Davidson explains that, to the average resident, it had never been a concern which model of economic growth the city used. “Certainly, those who have voiced a preference would be the chamber members, business community members, and business stakeholders in the community, both public and private,” he says. “They say, essentially, that an entity with a split focus — either from the chamber membership side or from the economic development investor side — causes too much internal strife and not enough transparency for the funder and the member, and two entities with specific focuses are better for them at this point. We heard that loud and clear.”  

Before a final decision was made to separate the organizations, executives attended several retreats in 2019 to discuss the topic. That year, the chamber also sought consulting from Market Street Services and received four reports that aided their decision. 

“Those reports and that information we received from that process really strengthened the position in saying yes,” Davidson says. “At least at this point in time, the best way that they saw for us to tackle economic development was for us to remove it from the chamber and to create what’s called an economic development organization, or EDO — the name of our EDO being the Jefferson City Area Regional Economic Partnership.”  

Having a legally separated entity, where the entire staff will focus on economic development, will remove the feeling of competition. The Jefferson City Area Regional Economic Partnership will be a membership-based 501(c)(6) nonprofit that has a regional focus. While a few members who are on the steering committee for the Jefferson City Area Regional Economic Partnership are also Jefferson City Area Chamber members, such as Davidson and Mayor Carrie Tergin, Davidson ensures this is temporary while they search for a founding board of directors and staff, including a chief executive officer. 

It’s our intent to involve that area in economic development as the theme of ‘the rising tide lifting everyone’s boat.’”
 — Jeff Davidson

“There’s a lot of cross-pollination between the two entities right now on the initial steering committee so we can make sure that it stands up and that both organizations are funded well, fiscally stable, and ready to take on minds of their own and function as standalone entities,” he says. 

The Jefferson City Area Regional Economic Partnership is halfway to their fundraising goal of $600,000 to $700,000. A full transition is planned after the national search for a CEO is complete. 

“We have a very, very high bar for this person,” Davidson says. “Most likely they’ll come from outside the community and be a seasoned professional in economic development — it won’t be their first rodeo at all.”

Maintaining a clear division of duties is high on the priority list.

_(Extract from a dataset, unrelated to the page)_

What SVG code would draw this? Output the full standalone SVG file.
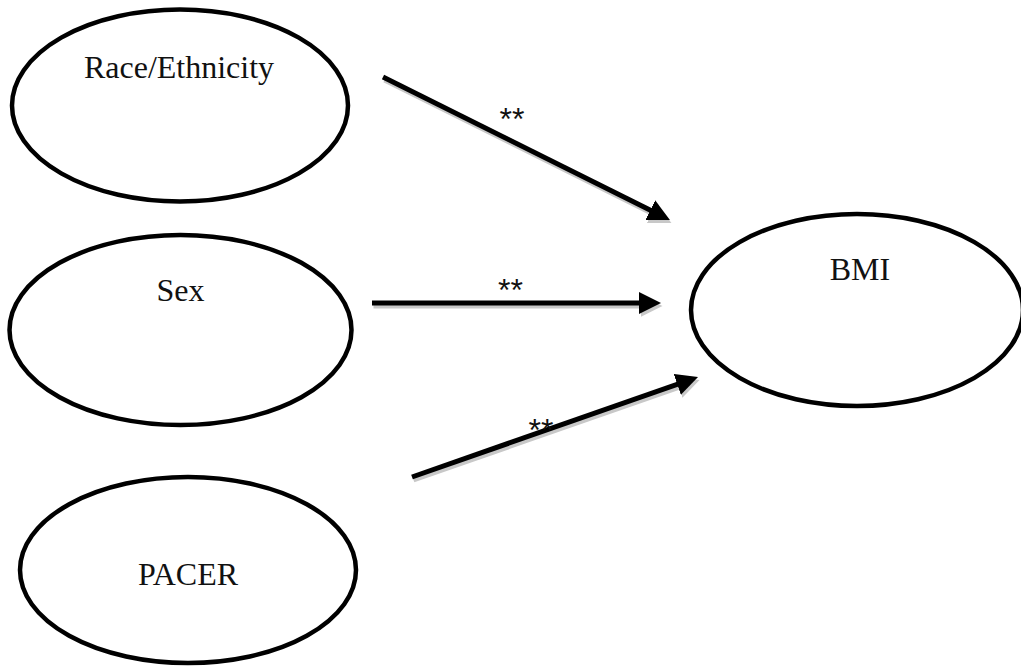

The efforts to expand Jefferson City businesses will remain a key part of the chamber, while both organizations will work in sync on some topics like workforce development. As the chamber assists with training entrepreneurs, the Jefferson City Area Regional Economic Partnership can tackle overall economic issues with an emphasis on economic development and educating interested individuals on the Capital City’s central location and low cost of living. 

The Jefferson City Area Regional Economic Partnership is expected to launch by the second business quarter of the year. Davidson is looking forward to a fresh opportunity. 

“The birth of something new, I think, is always exciting,” he says. “There’s never been this level of public and private money going together to push economic development forward in central Missouri. Seeing what that target budget is for economic development and seeing private dollars come in as well as public dollars — it’s going to be a new level of energy and focus for economic development.”